Clustering and Multidimensional Scaling

From a distance matrix containing all pairwise distances, we can produce more interesting analyses and visualizations.

Hierarchical clustering from the pairwise distances: at the beginning of the process, each element is in a cluster of its own. The clusters are then sequentially combined into larger clusters until all elements end up being in the same cluster.
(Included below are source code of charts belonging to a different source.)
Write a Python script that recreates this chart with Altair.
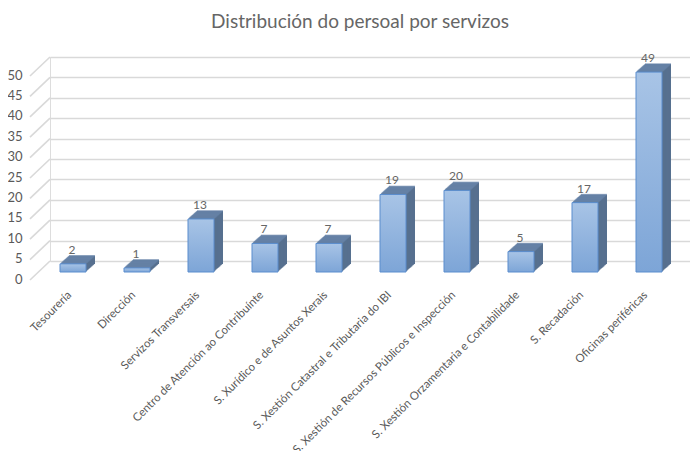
import altair as alt
import pandas as pd

categories = [
    "Tesourería",
    "Dirección",
    "Servizos Transversais",
    "Centro de Atención ao Contribuínte",
    "S. Xurídico e de Asuntos Xerais",
    "S. Xestión Catastral e Tributaria do IBI",
    "S. Xestión de Recursos Públicos e Inspección",
    "S. Xestión Orzamentaria e Contabilidade",
    "S. Recadación",
    "Oficinas periféricas",
]
values = [2, 1, 13, 7, 7, 19, 20, 5, 17, 49]
y_ticks = [0, 5, 10, 15, 20, 25, 30, 35, 40, 45, 50]

df = pd.DataFrame({"servizo": categories, "persoal": values})
ticks_df = pd.DataFrame({"persoal": y_ticks})

FONT = "Lato"
GREY = "#595959"
W, H = 640, 204
DX, DY = 9, 8          # depth of the 3D extrusion
FRONT_X, FRONT_Y = -9, 11

x_enc = alt.X(
    "servizo:N",
    sort=categories,
    scale=alt.Scale(paddingInner=0, paddingOuter=0),
    axis=alt.Axis(
        title=None, labelAngle=315, labelAlign="right", labelBaseline="middle",
        labelOffset=-12, labelPadding=32, ticks=False, domain=False,
        labelFont=FONT, labelFontSize=11.5, labelColor=GREY, labelLimit=400,
    ),
)
y_scale = alt.Scale(domain=[0, 50], nice=False)
y_axis = alt.Axis(
    title=None, values=y_ticks, grid=True, gridColor="#d9d9d9", gridWidth=1.6,
    ticks=False, domain=False, labelPadding=28, labelOffset=18,
    labelFont=FONT, labelFontSize=13, labelColor=GREY,
)
y_enc = alt.Y("persoal:Q", scale=y_scale, axis=y_axis)

base = alt.Chart(df)

# diagonal floor/wall lines at the left
diag = alt.Chart(ticks_df).mark_rule(color="#d9d9d9", strokeWidth=1.6, yOffset=19, y2Offset=0).encode(
    x=alt.value(-20), x2=alt.value(0),
    y=y_enc, y2="persoal:Q",
)

layers = [diag]
SIDE = "#57708f"
TOP = "#6885aa"
steps = 10
for i in range(steps, 0, -1):
    fx = FRONT_X + DX * i / steps
    fy = FRONT_Y - DY * i / steps
    layers.append(
        base.mark_bar(size=26, color=SIDE, xOffset=fx, yOffset=fy, y2Offset=fy)
        .encode(x=x_enc, y=y_enc)
    )
    layers.append(
        base.mark_tick(size=26, thickness=1.6, color=TOP, xOffset=fx, yOffset=fy)
        .encode(x=x_enc, y=y_enc)
    )

grad = alt.Gradient(
    gradient="linear",
    stops=[alt.GradientStop(color="#a8c4e6", offset=0), alt.GradientStop(color="#7da5d7", offset=1)],
    x1=0, x2=0, y1=0, y2=1,
)
front = base.mark_bar(
    size=26, color=grad, stroke="#5a8dce", strokeWidth=1,
    xOffset=FRONT_X, yOffset=FRONT_Y, y2Offset=FRONT_Y,
).encode(x=x_enc, y=y_enc)
layers.append(front)

labels = base.mark_text(
    font=FONT, fontSize=12, color="#666666", baseline="alphabetic",
    xOffset=-10, yOffset=FRONT_Y - DY - 2,
).encode(x=x_enc, y=y_enc, text="persoal:Q")
layers.append(labels)

chart = alt.layer(*layers).properties(
    width=W, height=H,
    title=alt.TitleParams(
        "Distribución do persoal por servizos", font=FONT, fontSize=19,
        fontWeight="normal", color="#666666", anchor="middle", dx=-10, offset=20,
    ),
    autosize=alt.AutoSizeParams(type="none"),
    padding={"left": 42, "top": 49, "right": 0, "bottom": 190},
).configure_view(stroke=None).configure(background="white")

chart.save("out.html", embed_options={"renderer": "svg", "actions": False})
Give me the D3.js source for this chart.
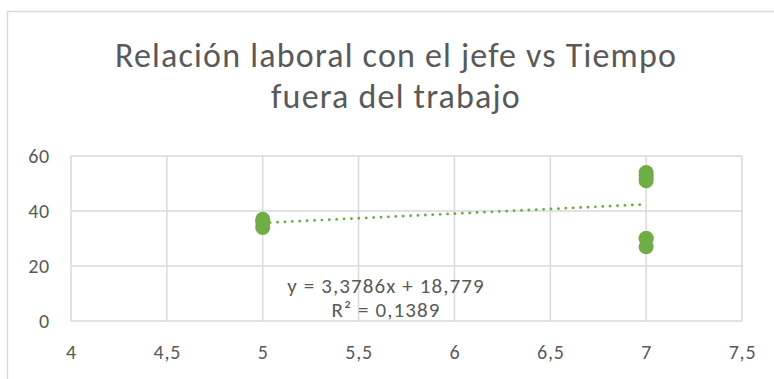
<!DOCTYPE html>
<html>
<head>
<meta charset="utf-8">
<script src="https://cdn.jsdelivr.net/npm/d3@7"></script>
<style>
  html, body { margin: 0; padding: 0; background: #fff; }
  svg { display: block; }
  text { font-family: Carlito, Calibri, Lato, sans-serif; fill: #595959; }
</style>
</head>
<body>
<svg id="chart" width="774" height="379"></svg>
<script>
// Observations: x = relación laboral con el jefe, y = tiempo fuera del trabajo
const xValues = [5, 5, 5, 7, 7, 7, 7, 7, 7, 7];
const yValues = [37, 36, 34, 54, 53, 52, 51, 30, 30, 27];

// Linear trendline as reported by the spreadsheet
const trendSlope = [3.3786];
const trendIntercept = [18.779];
const trendLabels = ["y = 3,3786x + 18,779", "R² = 0,1389"];

// Axis ticks and labels
const xTicks = [4, 4.5, 5, 5.5, 6, 6.5, 7, 7.5];
const yTicks = [0, 20, 40, 60];
const titleLines = ["Relación laboral con el jefe vs Tiempo", "fuera del trabajo"];

const green = "#70AD47";
const grid = "#D9D9D9";
const fmt = v => String(v).replace(".", ",");

const svg = d3.select("#chart");

// Chart area frame
svg.append("rect")
  .attr("x", 7.5).attr("y", 11.5)
  .attr("width", 820).attr("height", 420)
  .attr("fill", "#fff")
  .attr("stroke", grid).attr("stroke-width", 1.5);

const x = d3.scaleLinear().domain([4, 7.5]).range([71, 742]);
const y = d3.scaleLinear().domain([0, 60]).range([321, 156]);

// Title
svg.append("text")
  .attr("text-anchor", "middle")
  .style("font-size", "34px")
  .style("font-weight", "300")
  .style("letter-spacing", "1.2px")
  .selectAll("tspan").data(titleLines).join("tspan")
  .attr("x", 396)
  .attr("y", (d, i) => 67 + i * 41)
  .text(d => d);

// Gridlines
svg.append("g").selectAll("line").data(yTicks).join("line")
  .attr("x1", x(4)).attr("x2", x(7.5))
  .attr("y1", d => y(d)).attr("y2", d => y(d))
  .attr("stroke", grid).attr("stroke-width", 1.5);
svg.append("g").selectAll("line").data(xTicks).join("line")
  .attr("x1", d => x(d)).attr("x2", d => x(d))
  .attr("y1", y(0)).attr("y2", y(60))
  .attr("stroke", grid).attr("stroke-width", 1.5);

// Axis labels via d3 axes (domain and tick marks hidden)
const yAxis = svg.append("g")
  .attr("transform", `translate(${x(4)},0)`)
  .call(d3.axisLeft(y).tickValues(yTicks).tickSize(0).tickPadding(21));
const xAxis = svg.append("g")
  .attr("transform", `translate(0,${y(0)})`)
  .call(d3.axisBottom(x).tickValues(xTicks).tickFormat(fmt).tickSize(0).tickPadding(24));
[yAxis, xAxis].forEach(g => {
  g.select(".domain").remove();
  g.selectAll("text")
    .style("font-size", "20px")
    .style("letter-spacing", "0.8px")
    .style("font-family", "Carlito, Calibri, Lato, sans-serif")
    .attr("fill", "#595959");
});

// Trendline over the data's x range
const xExt = d3.extent(xValues);
const trend = xExt.map(v => [v, trendIntercept[0] + trendSlope[0] * v]);
svg.append("path")
  .datum(trend)
  .attr("d", d3.line().x(d => x(d[0])).y(d => y(d[1])))
  .attr("fill", "none")
  .attr("stroke", green)
  .attr("stroke-width", 2.8)
  .attr("stroke-linecap", "round")
  .attr("stroke-dasharray", "0.1 7.3");

// Points
svg.append("g").selectAll("circle").data(xValues.map((v, i) => [v, yValues[i]])).join("circle")
  .attr("cx", d => x(d[0])).attr("cy", d => y(d[1]))
  .attr("r", 7.5)
  .attr("fill", green);

// Trendline equation
svg.append("text")
  .attr("text-anchor", "middle")
  .style("font-size", "21px")
  .style("letter-spacing", "1.1px")
  .selectAll("tspan").data(trendLabels).join("tspan")
  .attr("x", 386)
  .attr("y", (d, i) => 293 + i * 24)
  .text(d => d);
</script>
</body>
</html>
colnames(distmat) = rownames(distmat) = c(paste0("real-", 1:(nmonth/2)),
                                          paste0("darwin-", 1:(nmonth/2)))
distmat <- as.dist(distmat, diag = TRUE)

labelCol <- function(x) {
  if (is.leaf(x)) {
    ## fetch label
    label <- attr(x, "label") 
    ## set label color to red for A and B, to blue otherwise
    attr(x, "nodePar") <- list(lab.col=ifelse(sapply(label, substr, 1,4) == "real", "blue", "red"))
  }
  return(x)
}

## plot(hclust(distmat), axes=FALSE)
hc = hclust(distmat)
d <- dendrapply(as.dendrogram(hc), labelCol)
plot(d, axes=FALSE)

Multidimensional scaling (MDS) is a dimension reduction technique to translate + visualize the level of similarity of \(n\) individual cases of a dataset. MDS translates pairwise 'distances' among a set of \(n=24\) objects into a configuration of \(n=24\) points mapped into a lower-dimensional Cartesianspace (e.g. 2D) while preserving the pairwise distances.

## Multidimensional scaling
fit <- cmdscale(distmat, eig=TRUE, k=2) # k is the number of dim

# plot solution
x <- fit$points[,1]
y <- fit$points[,2]
par(pty="s")
plot(x, y, xlab="Coordinate 1", ylab="Coordinate 2",
     main="Metric MDS", type="n")
text(x, y, labels = c(paste0(1:(nmonth/2)),
                      paste0(1:(nmonth/2))),
     col =  c(rep("blue", nmonth/2), rep("red", nmonth/2)),
     cex=2)
legend("topright", fill=c('blue', 'red'), legend = c("real", "Darwin"))

Each data source is closer to each other, more so than the same month from the two data sources.